Поскольку это «опасное» значение установлено самим автором, может быть, оставив предубеждение, вдуматься в слово? Ведь пытались, и не раз, вывести происхождение искусства из игры. Пусть преувеличивали близость этих явлений, но связь между ними не была придумана: в искусстве сказалась человеческая склонность к подражанью, к тому, чтобы повторить, проиграть заново, объясняя себе все, что случилось или постоянно случается в жизни одного человека, в истории, в природе и в самом искусстве. Повтор, дарующий возможность пережить еще раз, вернуть ощущение реальности происшедшего и его неповторимости.
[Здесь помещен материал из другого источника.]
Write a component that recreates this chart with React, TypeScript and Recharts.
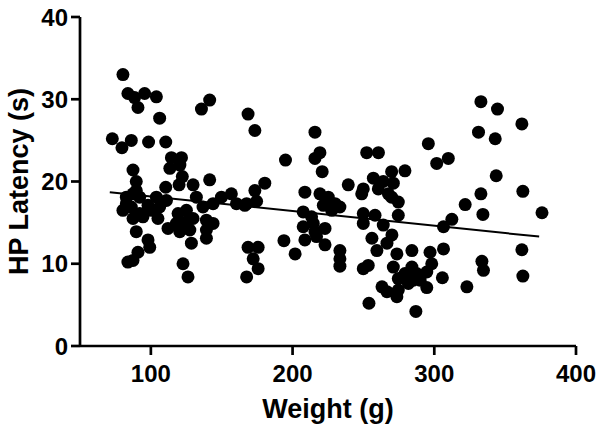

Что-то припоминается, бывшее соединяется с тем, что могло бы быть... Одно уже неотделимо от другого. Вот одна из поздних самойловских поэм-воспоминаний — «Юлий Кломпус». Было или не было? Было, хотя и безотносительно к точности имен, фактов, ибо точно в главном — по отношению к собственной послевоенной юности:
...Откуда вдруг она взялась,
Поэма эта? Полилась
Внезапно, шумно и упрямо,
С напором, как вода из крана...
За первым слоем воспоминаний — для своего круга — наращиваются слои более отдаленного прошлого, и начинается путешествие по заставам памяти, выбранным, впрочем, довольно случайно и обозначаемым прозаическими подробностями. Имя героя, данное в память об императоре — кесаре, ибо Юлий появился на свет с помощью кесарева сечения. Его фамилия, тоже имеющая предысторию:
Дворяне Кломпусы из Дании
Лет двести жили в захудании...
И, наконец, семейная коллекция самоваров, описание которой — поле для разнообразных исторических отсылок. Эту коллекцию и раздает друзьям герой на смертном одре. Он отделяет от себя прошлое: каждый из друзей получает по самовару, к которому умирающим присовокуплены слова нелицеприятной правды, говоримые наедине в момент последнего прощания.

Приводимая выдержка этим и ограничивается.